A recent article said that Taichung Hong-en Hospital looked the other way while orderlies severely beat a 23-year-old patient surnamed Yang (楊), who was a ward of the state. This hospital has also been accused of allowing the sexual abuse of patients and engaging in insurance fraud. Seven of central Taiwan’s courts have announced that people who are wards of the state under guardianship or custody are to be admitted to this hospital for care.
In May, a man surnamed Chien (簡), who had been convicted of murder, had unsuccessfully attempted to apply for a psychiatric hospital to act as his guardian. He escaped from Nanguang Hospital in Keelung and was at large somewhere between Keelung and New Taipei City for four days before he was found and taken into custody. The court overseeing Chien’s case immediately sent him to Kaohsiung Municipal Kai-syuan Psychiatric Hospital — the nation’s only partial special judicial psychiatric hospital — for guardianship.
With the public’s rights and interests in mind, the government cannot waste more time. It must establish more special judicial psychiatric hospitals that can directly supervise patients like Chien.
In January 2022, the legislature passed amendments to the Criminal Code, Article 87 of the Code of Criminal Procedure and the Rehabilitative Disposition Execution Act (保安處分執行法) due to the frequent mistreatment and murders of some psychiatric hospital patients. Apart from the revision to the Code of Criminal Procedures and its temporary custodial placement system, the most important change was in the implementation of Article 87 — which was originally based on the German criminal code — adjusting the duration of state guardianship from five years to potentially indefinitely, although annual professional psychiatric evaluations are to be performed to decide whether patients with psychiatric disorders should be discharged, as part of upholding their human rights.
Taiwan seems to be going in the opposite direction. For decades, the revision of Article 87 on the extensions of custodial placement was delayed, and the code had gone unrevised.
To this day, even after a prolonged fight to pass the bill in 2022 and calls to create 480 special judicial psychiatric beds throughout the nation before next year, there are still only 30 beds nationwide — all of them at Kaohsiung Municipal Kai-syuan Psychiatric Hospital.

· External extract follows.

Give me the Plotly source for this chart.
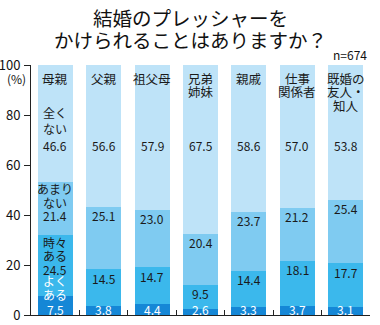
import plotly.graph_objects as go

categories = ["母親", "父親", "祖父母", "兄弟\n姉妹", "親戚", "仕事\n関係者", "既婚の\n友人・\n知人"]
series_names = ["よくある", "時々ある", "あまりない", "全くない"]
yoku = [7.5, 3.8, 4.4, 2.6, 3.3, 3.7, 3.1]
tokidoki = [24.5, 14.5, 14.7, 9.5, 14.4, 18.1, 17.7]
amari = [21.4, 25.1, 23.0, 20.4, 23.7, 21.2, 25.4]
mattaku = [46.6, 56.6, 57.9, 67.5, 58.6, 57.0, 53.8]
series_values = [yoku, tokidoki, amari, mattaku]
first_labels = ["よく\nある", "時々\nある", "あまり\nない", "全く\nない"]
yticks = [0, 20, 40, 60, 80, 100]

colors = ["#1587d6", "#3bb8ec", "#7fcbf1", "#bee3f8"]
text_colors = ["white", "#1a1a1a", "#1a1a1a", "#1a1a1a"]
FONT = "Noto Sans CJK JP"

L, R, T, B = 31, 10, 65, 10
W, H = 380, 325
pw, ph = W - L - R, H - T - B


def px_to_paper(px, py):
    return (px - L) / pw, (H - B - py) / ph


x = list(range(len(categories)))
fig = go.Figure()
for name, vals, c in zip(series_names, series_values, colors):
    fig.add_trace(go.Bar(x=x, y=vals, name=name, marker=dict(color=c, line=dict(width=0)),
                         width=0.72, hoverinfo="skip"))

ann = []
# category names at top of bars
for i, cat in enumerate(categories):
    for j, line in enumerate(cat.split("\n")):
        ann.append(dict(x=i, y=100, xref="x", yref="y", text=line, showarrow=False,
                        yshift=-13 - j * 13.5, font=dict(size=12.5, color="#1a1a1a", family=FONT)))

VAL_FONT = 12
for i in range(len(categories)):
    bottom = 0.0
    for s, vals in enumerate(series_values):
        top = bottom + vals[i]
        if i == 0:
            lines = first_labels[s].split("\n") + [f"{vals[i]:.1f}"]
            n = len(lines)
            if s == 3:
                ys = [68] * n
                shifts = [(n - 1 - k) * 16.5 for k in range(n)]
            elif s == 0:
                ys = [0] * n
                shifts = [6 + (n - 1 - k) * 14.5 for k in range(n)]
            else:
                ys = [top] * n
                shifts = [-(7 + k * 13.5) for k in range(n)]
            for k, line in enumerate(lines):
                ann.append(dict(x=i, y=ys[k], xref="x", yref="y", text=line, showarrow=False,
                                yshift=shifts[k],
                                font=dict(size=VAL_FONT, color=text_colors[s], family=FONT)))
        else:
            if s == 3:
                yv, sh = 68, 0
            elif s == 0:
                yv, sh = bottom, 6
            else:
                yv, sh = top, -9
            ann.append(dict(x=i, y=yv, xref="x", yref="y", text=f"{vals[i]:.1f}", showarrow=False,
                            yshift=sh, font=dict(size=VAL_FONT, color=text_colors[s], family=FONT)))
        bottom = top

# titles and notes (pixel positions converted to paper)
tx, ty1 = px_to_paper(W / 2, 17)
_, ty2 = px_to_paper(W / 2, 40)
ann.append(dict(x=tx, y=ty1, xref="paper", yref="paper", text="結婚のプレッシャーを", showarrow=False,
                xanchor="center", yanchor="middle", font=dict(size=19.5, color="#111", family=FONT)))
ann.append(dict(x=tx, y=ty2, xref="paper", yref="paper", text="かけられることはありますか？", showarrow=False,
                xanchor="center", yanchor="middle", font=dict(size=19.5, color="#111", family=FONT)))
nx, ny = px_to_paper(369, 55)
ann.append(dict(x=nx, y=ny, xref="paper", yref="paper", text="n=674", showarrow=False,
                xanchor="right", yanchor="middle", font=dict(size=12, color="#111", family=FONT)))
px_, py_ = px_to_paper(28, 78)
ann.append(dict(x=px_, y=py_, xref="paper", yref="paper", text="(%)", showarrow=False,
                xanchor="right", yanchor="middle", font=dict(size=12, color="#111", family=FONT)))

fig.update_layout(
    barmode="stack",
    width=W, height=H,
    margin=dict(l=L, r=R, t=T, b=B, autoexpand=False),
    paper_bgcolor="white", plot_bgcolor="white",
    showlegend=False,
    font=dict(family=FONT, color="#111"),
    annotations=ann,
    xaxis=dict(range=[-0.5, 6.5], tickmode="array", tickvals=[k + 0.5 for k in range(7)],
               ticktext=[""] * 7, ticks="inside", ticklen=5, tickcolor="#222", tickwidth=1,
               showline=True, linecolor="#222", linewidth=1, showgrid=False, zeroline=False,
               fixedrange=True, automargin=False),
    yaxis=dict(range=[0, 100], tickmode="array", tickvals=yticks, ticks="outside", ticklen=6,
               tickcolor="#222", tickwidth=1, showline=True, linecolor="#222", linewidth=1,
               showgrid=False, zeroline=False, tickfont=dict(size=13, color="#111"),
               ticklabelstandoff=1, fixedrange=True, automargin=False),
)
fig.write_html("out.html")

As for Chien, who was convicted of murder in May and not granted ward status, he was sent from Keelung to the Kaohsiung facility, more than 370km away.
Additionally, state ward placements are only carried out by district prosecutors’ offices through contractual commission by a hospital within the district’s jurisdiction. This system has several disadvantages, and there are several studies on the topic. The biggest findings are that treatments at different hospitals come out to an average monthly low-end cost of about NT$10,000 to NT$20,000 to a higher-end cost of about NT$80,000 to NT$90,000 per person.
There are also safety considerations when a psychiatric patient in criminal custody is mixed with the general patient population. The nation has also failed to set up regular evaluation mechanisms for custodial placements. No training mechanism exists for specialized judicial appraisals nor the integration of the criminal justice system into the nation’s psychiatric care network. It is lamentable that these issues have gone unaddressed.
Custody of criminals with psychiatric disorders needs to be frequently reflected in the improvement and implementation of the criminal justice system, with risk management and control serving as the foundation for secure custodial placements under the criminal code.
We cannot simply lean on long-term exploitation or limit the freedoms of criminals trying to earn merit. The government’s response must be to quickly establish specialized judicially appointed psychiatric facilities, and supportive services and mechanisms.
Chao Hsuey-wen is a lecturer at Soochow University and a doctoral candidate in Fu Jen Catholic University’s Department of Law.